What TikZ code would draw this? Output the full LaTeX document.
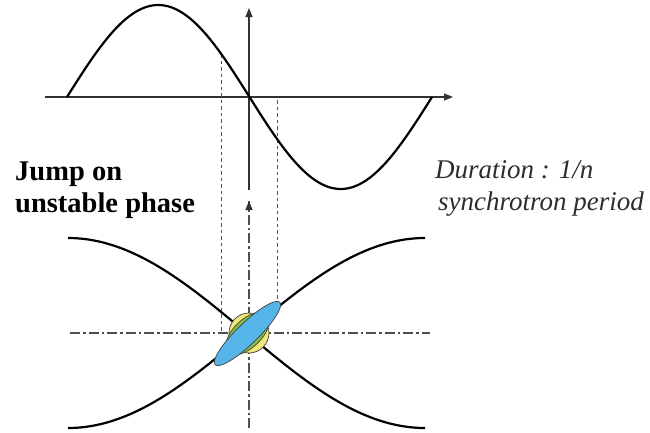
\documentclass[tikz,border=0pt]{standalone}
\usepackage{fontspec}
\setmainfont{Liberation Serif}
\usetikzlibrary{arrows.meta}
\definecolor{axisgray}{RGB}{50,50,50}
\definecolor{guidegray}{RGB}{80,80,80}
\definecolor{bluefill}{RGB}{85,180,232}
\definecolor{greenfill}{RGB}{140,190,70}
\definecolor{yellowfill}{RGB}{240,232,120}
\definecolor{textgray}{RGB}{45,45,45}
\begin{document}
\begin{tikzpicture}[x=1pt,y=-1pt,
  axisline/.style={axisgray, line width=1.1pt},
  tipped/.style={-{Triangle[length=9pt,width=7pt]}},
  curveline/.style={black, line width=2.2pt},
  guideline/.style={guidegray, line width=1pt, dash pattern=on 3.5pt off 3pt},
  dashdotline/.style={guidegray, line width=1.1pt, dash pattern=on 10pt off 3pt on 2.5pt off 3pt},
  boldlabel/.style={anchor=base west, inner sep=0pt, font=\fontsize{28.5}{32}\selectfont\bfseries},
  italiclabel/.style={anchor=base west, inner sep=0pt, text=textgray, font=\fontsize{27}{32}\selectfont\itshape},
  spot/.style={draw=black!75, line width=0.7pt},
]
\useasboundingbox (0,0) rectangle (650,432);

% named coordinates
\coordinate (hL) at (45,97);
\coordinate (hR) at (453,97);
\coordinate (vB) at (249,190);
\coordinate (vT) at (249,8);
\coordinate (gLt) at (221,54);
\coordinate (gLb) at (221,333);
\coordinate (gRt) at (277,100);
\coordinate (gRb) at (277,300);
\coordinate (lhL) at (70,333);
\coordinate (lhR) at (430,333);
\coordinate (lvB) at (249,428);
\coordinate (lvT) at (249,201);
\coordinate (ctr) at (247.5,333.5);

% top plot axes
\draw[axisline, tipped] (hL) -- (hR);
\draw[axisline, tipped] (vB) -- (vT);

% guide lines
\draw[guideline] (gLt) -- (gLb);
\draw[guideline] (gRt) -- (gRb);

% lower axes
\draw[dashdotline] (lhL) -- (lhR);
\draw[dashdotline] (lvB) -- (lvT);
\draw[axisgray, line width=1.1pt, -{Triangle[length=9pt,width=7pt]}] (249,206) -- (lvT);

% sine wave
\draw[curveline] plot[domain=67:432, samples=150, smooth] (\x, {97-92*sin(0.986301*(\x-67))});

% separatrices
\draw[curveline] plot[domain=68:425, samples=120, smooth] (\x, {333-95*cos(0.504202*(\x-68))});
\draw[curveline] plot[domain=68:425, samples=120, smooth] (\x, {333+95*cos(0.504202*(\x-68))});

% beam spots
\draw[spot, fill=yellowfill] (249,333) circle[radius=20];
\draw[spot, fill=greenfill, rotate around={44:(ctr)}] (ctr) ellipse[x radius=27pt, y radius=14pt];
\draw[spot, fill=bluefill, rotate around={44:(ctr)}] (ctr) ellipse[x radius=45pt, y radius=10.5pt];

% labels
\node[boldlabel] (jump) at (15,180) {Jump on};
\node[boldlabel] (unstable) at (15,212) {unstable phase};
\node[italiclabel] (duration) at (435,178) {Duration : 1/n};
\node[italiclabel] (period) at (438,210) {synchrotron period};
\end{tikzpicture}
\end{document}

### WHAT TO PRODUCE
Transcribe all of the material exactly, leaving out whatever pictures it contains.

### TASK ANSWER
What TikZ code would draw this? Output the full LaTeX document.
\documentclass[tikz,border=0pt]{standalone}
\usepackage{fontspec}
\setmainfont{Liberation Serif}
\usetikzlibrary{arrows.meta}
\definecolor{axisgray}{RGB}{50,50,50}
\definecolor{guidegray}{RGB}{80,80,80}
\definecolor{bluefill}{RGB}{85,180,232}
\definecolor{greenfill}{RGB}{140,190,70}
\definecolor{yellowfill}{RGB}{240,232,120}
\definecolor{textgray}{RGB}{45,45,45}
\begin{document}
\begin{tikzpicture}[x=1pt,y=-1pt,
  axisline/.style={axisgray, line width=1.1pt},
  tipped/.style={-{Triangle[length=9pt,width=7pt]}},
  curveline/.style={black, line width=2.2pt},
  guideline/.style={guidegray, line width=1pt, dash pattern=on 3.5pt off 3pt},
  dashdotline/.style={guidegray, line width=1.1pt, dash pattern=on 10pt off 3pt on 2.5pt off 3pt},
  boldlabel/.style={anchor=base west, inner sep=0pt, font=\fontsize{28.5}{32}\selectfont\bfseries},
  italiclabel/.style={anchor=base west, inner sep=0pt, text=textgray, font=\fontsize{27}{32}\selectfont\itshape},
  spot/.style={draw=black!75, line width=0.7pt},
]
\useasboundingbox (0,0) rectangle (650,432);

% named coordinates
\coordinate (hL) at (45,97);
\coordinate (hR) at (453,97);
\coordinate (vB) at (249,190);
\coordinate (vT) at (249,8);
\coordinate (gLt) at (221,54);
\coordinate (gLb) at (221,333);
\coordinate (gRt) at (277,100);
\coordinate (gRb) at (277,300);
\coordinate (lhL) at (70,333);
\coordinate (lhR) at (430,333);
\coordinate (lvB) at (249,428);
\coordinate (lvT) at (249,201);
\coordinate (ctr) at (247.5,333.5);

% top plot axes
\draw[axisline, tipped] (hL) -- (hR);
\draw[axisline, tipped] (vB) -- (vT);

% guide lines
\draw[guideline] (gLt) -- (gLb);
\draw[guideline] (gRt) -- (gRb);

% lower axes
\draw[dashdotline] (lhL) -- (lhR);
\draw[dashdotline] (lvB) -- (lvT);
\draw[axisgray, line width=1.1pt, -{Triangle[length=9pt,width=7pt]}] (249,206) -- (lvT);

% sine wave
\draw[curveline] plot[domain=67:432, samples=150, smooth] (\x, {97-92*sin(0.986301*(\x-67))});

% separatrices
\draw[curveline] plot[domain=68:425, samples=120, smooth] (\x, {333-95*cos(0.504202*(\x-68))});
\draw[curveline] plot[domain=68:425, samples=120, smooth] (\x, {333+95*cos(0.504202*(\x-68))});

% beam spots
\draw[spot, fill=yellowfill] (249,333) circle[radius=20];
\draw[spot, fill=greenfill, rotate around={44:(ctr)}] (ctr) ellipse[x radius=27pt, y radius=14pt];
\draw[spot, fill=bluefill, rotate around={44:(ctr)}] (ctr) ellipse[x radius=45pt, y radius=10.5pt];

% labels
\node[boldlabel] (jump) at (15,180) {Jump on};
\node[boldlabel] (unstable) at (15,212) {unstable phase};
\node[italiclabel] (duration) at (435,178) {Duration : 1/n};
\node[italiclabel] (period) at (438,210) {synchrotron period};
\end{tikzpicture}
\end{document}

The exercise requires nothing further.